Bei der Frage wie neuartige medizinische Geräte vor Hackerangriffen geschützt werden können, stehen viele Firmen vor einem Rätsel. Bis dato gibt es in Deutschland bzw. in der gesamten EU keine eindeutige, verpflichtende Vorgabe, wie diese wichtigen Geräte zu schützen sind oder getestet werden müssen, um mögliche Angriffe zu vermeiden.

Man mag denken, dass in Deutschland, im Land der Bürokratie, solche Richtlinien seit langem existieren. Ein Irrtum! – So existiert zwar eine EU-Verordnung (MDR – Medical Device Regulations), welche speziell für Medizingeräte Details vorschreibt, jedoch ist der Absatz in dieser Verordnung bezüglich der Sicherheit in der IT nur sehr kurz und wenig aussagekräftig verfasst.

(Quelle: https://www.medical-device-regulation.eu)

Diese sehr vage formulierten Paragraphen lassen natürlich nahezu jeden Spielraum zu, wenn es darum geht, ein Gerät möglichst sicher gegen Hackerangriffe zu entwickeln. Durch eine mittlerweile durchgehende Globalisierung lässt sich allerdings vermuten, dass bessere Frameworks bzw. Richtlinien zwangsweise diesen europäischen Standard beeinflussen werden. Die Rede ist von dem sogenannten UL-2900 Standard, welcher in Nordamerika bereits genutzt wird. Dieser Standard ist von der örtlichen Gesundheitsbehörde offiziell anerkannt worden.

(Quelle https://www.ul.com/news/us-fda-has-officially-recognized-ul-2900-cybersecurity-standard-medical-devices)

Der Standard umfasst Sicherheitsstandards bzw. Aspekte aus verschiedenen Bereichen.

(Quelle: https://www.johner-institut.de/blog/wp-content/uploads/2018/01/UL-2900-Familie.jpg)

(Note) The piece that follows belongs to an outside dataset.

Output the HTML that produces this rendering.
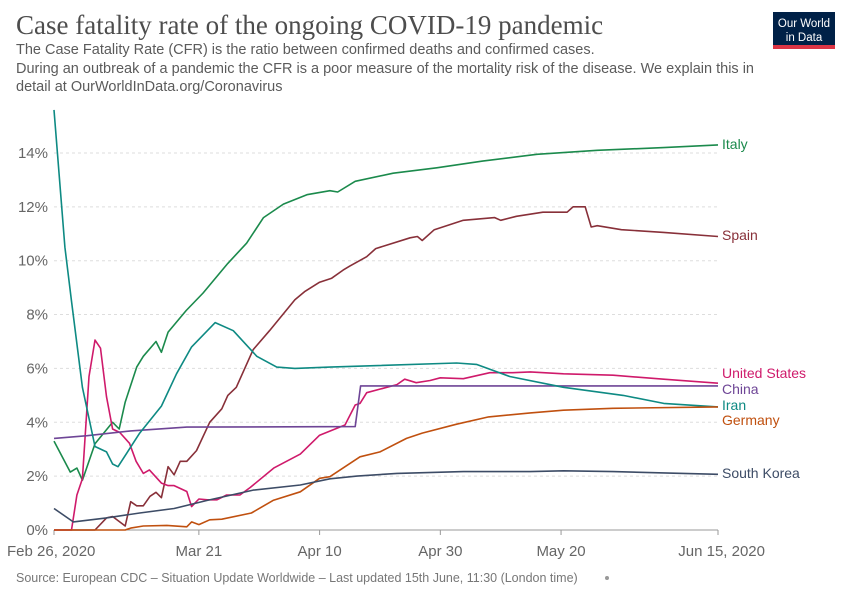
<!DOCTYPE html>
<html><head><meta charset="utf-8"><style>
body{margin:0;background:#fff;width:850px;height:600px;overflow:hidden;font-family:"Liberation Sans",sans-serif}
</style></head><body>
<svg id="c" width="850" height="600" xmlns="http://www.w3.org/2000/svg">
<text x="16" y="34" font-family="Liberation Serif,serif" font-size="27" fill="#4d4d4d">Case fatality rate of the ongoing COVID-19 pandemic</text>
<g font-size="14.5" fill="#5b5b5b">
<text x="16" y="54">The Case Fatality Rate (CFR) is the ratio between confirmed deaths and confirmed cases.</text>
<text x="16" y="73">During an outbreak of a pandemic the CFR is a poor measure of the mortality risk of the disease. We explain this in</text>
<text x="16" y="91">detail at OurWorldInData.org/Coronavirus</text>
</g>
<g>
<rect x="773" y="12" width="62" height="36" fill="#002147"/>
<rect x="773" y="45" width="62" height="4" fill="#dc3545"/>
<text x="804" y="27" font-size="11.5" fill="#fff" text-anchor="middle">Our World</text>
<text x="804" y="41" font-size="11.5" fill="#fff" text-anchor="middle">in Data</text>
</g>
<g id="grid"></g><g id="series"></g><g id="labels"></g>
<text x="16" y="582" font-size="12.5" fill="#777">Source: European CDC – Situation Update Worldwide – Last updated 15th June, 11:30 (London time)</text>
<circle cx="607" cy="578" r="2" fill="#999"/>
</svg>
<script>
const yTicks=[0,2,4,6,8,10,12,14];
const xTickDays=[0,24,44,64,84,110];
const xTickLabels=["Feb 26, 2020","Mar 21","Apr 10","Apr 30","May 20","Jun 15, 2020"];
const seriesNames=["Italy","Spain","United States","China","Iran","Germany","South Korea"];
const italyDays=[0,2.7,3.8,4.7,6.8,9.7,10.8,11.8,13.7,14.8,16.9,17.8,18.9,21.9,24.7,28.8,31.9,34.7,38,41.9,45.7,47,49.9,56.2,63.4,71,80,90,101,110];
const italyVals=[3.3,2.15,2.3,1.85,3.2,4.0,3.75,4.75,6.05,6.45,7.0,6.6,7.35,8.15,8.8,9.9,10.65,11.6,12.1,12.45,12.6,12.55,12.95,13.25,13.45,13.7,13.95,14.1,14.2,14.3];
const spainDays=[0,6.8,8.7,9.7,11.8,12.7,13.7,14.8,15.9,16.9,17.8,18.9,19.9,20.9,22,23.6,25.8,27.8,28.8,30.2,33,35.7,39.9,41.5,44,46,47.9,49,51.8,53.3,59,60.2,61,63,67.8,73,74,76.6,81,85,86,88,89,90,94,101,110];
const spainVals=[0,0,0.45,0.5,0.15,1.05,0.9,0.9,1.25,1.4,1.2,2.35,2.05,2.55,2.55,2.95,4.0,4.5,5.0,5.3,6.7,7.4,8.55,8.85,9.2,9.35,9.65,9.8,10.15,10.45,10.85,10.9,10.75,11.15,11.5,11.6,11.5,11.65,11.8,11.8,12.0,12.0,11.25,11.3,11.15,11.05,10.9];
const usDays=[0,2.9,3.8,4.7,5.8,6.8,7.7,8.7,9.7,10.9,12.5,13.6,14.8,15.8,17.8,18.9,19.9,22,22.8,24,25.4,27,28.6,30.8,32.5,36.4,40.8,44,46,48.2,49.9,50.7,51.8,56.8,58.1,60,62.3,64,67.8,72.2,76,78.9,84.4,92.6,101,110];
const usVals=[0,0,1.3,1.9,5.7,7.05,6.75,4.95,3.75,3.62,3.22,2.55,2.1,2.23,1.74,1.65,1.65,1.43,0.87,1.15,1.12,1.12,1.3,1.3,1.58,2.3,2.82,3.52,3.7,3.9,4.64,4.7,5.1,5.4,5.6,5.47,5.55,5.65,5.62,5.84,5.84,5.87,5.8,5.75,5.6,5.45];
const chinaDays=[0,5.5,12.7,22,49.9,50.8,110];
const chinaVals=[3.4,3.5,3.68,3.82,3.84,5.35,5.35];
const iranDays=[0,1.8,2.9,4.7,6.8,8.7,9.7,10.6,14.2,17.8,20.3,22.8,26.7,29.7,33.6,36.9,39.9,45.7,66.7,70,75.5,84.4,94.3,101,110];
const iranVals=[15.6,10.5,8.5,5.3,3.1,2.9,2.45,2.35,3.6,4.6,5.8,6.8,7.7,7.4,6.45,6.05,6.0,6.05,6.2,6.15,5.7,5.3,5.0,4.7,4.57];
const germanyDays=[0,11.8,12.7,14.8,18.7,22,22.8,24,25.8,27.8,32.7,36.3,40.8,44,45.7,50.7,54,58.4,61,66.7,72,78.9,84.4,92.6,110];
const germanyVals=[0,0,0.07,0.15,0.17,0.12,0.3,0.2,0.38,0.4,0.63,1.1,1.42,1.92,1.98,2.72,2.9,3.4,3.6,3.93,4.2,4.35,4.45,4.52,4.57];
const koreaDays=[0,3.2,8.7,14.2,19.9,25.4,33,40.8,45.7,50.2,56.8,67.8,78.9,84.4,92.6,101,110];
const koreaVals=[0.8,0.3,0.45,0.63,0.8,1.1,1.48,1.67,1.9,2.0,2.1,2.17,2.17,2.2,2.17,2.12,2.07];

const X0=54,X1=718,Y0=530,PX=26.93;
const xs=d=>X0+d*(X1-X0)/110;
const ys=v=>Y0-v*PX;
const NS="http://www.w3.org/2000/svg";
const mk=(t,a,p)=>{const e=document.createElementNS(NS,t);for(const k in a)e.setAttribute(k,a[k]);p.appendChild(e);return e;};
const grid=document.getElementById('grid');
yTicks.forEach(v=>{
  if(v>0){const l=mk('line',{x1:X0,x2:X1,y1:ys(v),y2:ys(v),stroke:'#ddd','stroke-dasharray':'3,3'},grid);
  
  }
  const t=mk('text',{x:48,y:ys(v)+5,'text-anchor':'end','font-size':15,fill:'#666'},grid);
  t.textContent=v+'%';
  
  
});
const ax=mk('line',{x1:X0,x2:X1,y1:Y0,y2:Y0,stroke:'#999'},grid);


xTickDays.forEach((d,i)=>{
  const tk=mk('line',{x1:xs(d),x2:xs(d),y1:Y0,y2:Y0+5,stroke:'#999'},grid);
  
  
  const anchor=i==0?'start':(i==xTickDays.length-1?'end':'middle');
  const t=mk('text',{x:i==0?7:(i==xTickDays.length-1?765:xs(d)),y:556,'text-anchor':anchor,'font-size':15,fill:'#666'},grid);
  t.textContent=xTickLabels[i];
  
  
});
const S=[[italyDays,italyVals,'#1b8a4c',144],[spainDays,spainVals,'#883039',235],[usDays,usVals,'#cf1a6b',373],[chinaDays,chinaVals,'#6e4596',389],[iranDays,iranVals,'#0e8a83',405],[germanyDays,germanyVals,'#c0500f',420],[koreaDays,koreaVals,'#3d4c66',473]];
const sg=document.getElementById('series'),lg=document.getElementById('labels');
S.forEach((s,i)=>{
  const pts=s[0].map((d,j)=>xs(d).toFixed(1)+','+ys(s[1][j]).toFixed(1)).join(' ');
  const p=mk('polyline',{points:pts,fill:'none',stroke:s[2],'stroke-width':1.6,'stroke-linejoin':'round'},sg);
  
  
  const t=mk('text',{x:722,y:s[3]+5,'font-size':14,fill:s[2]},lg);
  t.textContent=seriesNames[i];
  
  
});
</script>
</body></html>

Der UL 2900-1 ist hier der Grundstandard mit allgemeinen Produktanforderungen

Der UL 2900-2-1 zählt zu den branchenspezifischen Standards und wendet sich an den Gesundheitsmarkt. Ein Blick auf diesen Standard offenbart einige Aspekte, die vom Hersteller beachtet werden müssen, bevor ein neues Medizingerät auf dem Markt vorgestellt wird.
So ist unter anderem die Suche nach bekannten Schwachstellen, Fuzzing von verschiedenen Interfaces und Protokollen, die Durchführung von Penetrationstests sowie die Etablierung von Patch-Management-Systemen Bestandteil dieser Norm.

(Quelle: https://www.ul.com)

Auch wenn die UL-Norm im Gegensatz zur europäischen MDR bezüglich IT-Sicherheit deutlich tiefgreifender ausgearbeitet ist, gibt es dennoch einige Kritikpunkte. Beispielsweise fordert der UL 2900-1, dass der entwickelte Source Code einer statischen Code-Analyse unterzogen werden soll. Der Standard nennt weder auf was der Code untersucht werden soll noch welche Eigenschaften zu prüfen sind. Außerdem wird in der Norm nicht näher erläutert, warum die Autoren genau diese Anforderungen verwendet haben.

Dennoch zeichnet die UL-2900 einen Ausblick, wohin sich der moderne Standard zur IT-Sicherheit von Medizingerät entwickeln könnte. Man kann davon ausgehen, dass zukünftig die meisten Hersteller von Medizinprodukten zu umfangreichen Sicherheitstests verpflichtet werden. Betrachtet man simultan den rasant wachsenden Markt von smarten Medizintechnologien wird schnell klar, welche Branche durch die erhöhte Nachfrage von solchen Produkten profitieren wird. Der IT-Security-Sektor ist heute wichtiger denn je. Eine Abflachung des Bedarfs an Spezialisten wird wohl auch in den kommenden Jahren nicht eintreffen.

Exponentielle Digitalisierung resultiert im exponentiellen Sicherheitsbedarf.